Los argumentos eran tan pobres, tan pegados al pasado, que ni siquiera los más firmes aliados de Reino Unido o sus más atentos clientes pudieron votar a su favor. El fracaso estaba servido. Y fue mayúsculo.
El factor chino
Y, sin embargo, una sana, racional y precavida desconfianza hacia la capacidad de Mauricio de resistir las presiones chinas en el futuro, está más que justificada. La República de Mauricio forma parte del megaproyecto chino de la Nueva Ruta de la Seda. En esa calidad, ha recibido ya cuantiosas inversiones en infraestructuras siguiendo el modelo chino de préstamos, con un riesgo claro de caer en una trampa de deuda. Es significativo que, el mismo día que aterrizaba el Chagos Archipiélago, el primer ministro firmaba con el embajador de China un nuevo préstamo de 100 millones de renminbi y una condonación parcial de deuda por valor de 78 millones. El préstamo servirá para comprar autobuses eléctricos de fabricación china.
Esta duda razonable sobre la asertividad de Mauricio frente a Pekín no justifica calificar a este país de no fiable ante toda la comunidad internacional. Equivale a humillar a la miríada de países equivalentes, con voz y voto en la ONU.

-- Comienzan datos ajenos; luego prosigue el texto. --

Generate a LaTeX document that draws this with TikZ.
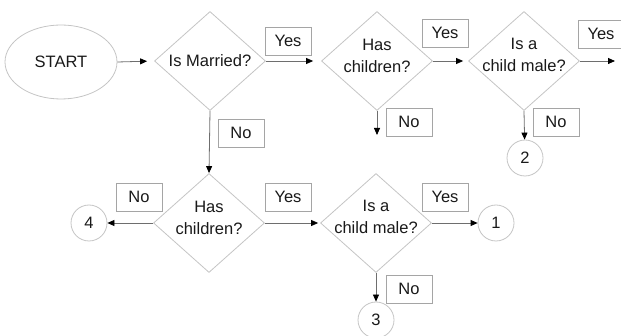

La alternativa es empezar a gestionar en serio el expansionismo chino, y Mauricio es un caso de libro, manejable por su tamaño y estratégico por su situación. La respuesta adecuada, con ecos de una política exterior diferente y que hubiera evitado el fracaso onusiano, pasaría por tres elementos. Primero, poner fin al proceso de descolonización inconcluso desde hace medio siglo, aceptando el ofrecimiento de Mauricio de los 99 años. Segundo, cambiar la lógica de la simple imposición neocolonial por la relación política y de seguridad, rica y compleja, que genera mantener una base militar de ese tamaño en el territorio de un país, que adquiere así la condición de aliado. Y tercero, extender la relación de seguridad a la económica –el futuro de Mauricio es ahora el tuyo–, entrando en sus necesidades de financiación, añadiendo la cualidad de socio a la de aliado.
Quizá faltó imaginación o sobró inercia, pero esta podría haber sido la respuesta de un Reino Unido auténticamente global, el que esperamos, deseamos y necesitamos para el futuro.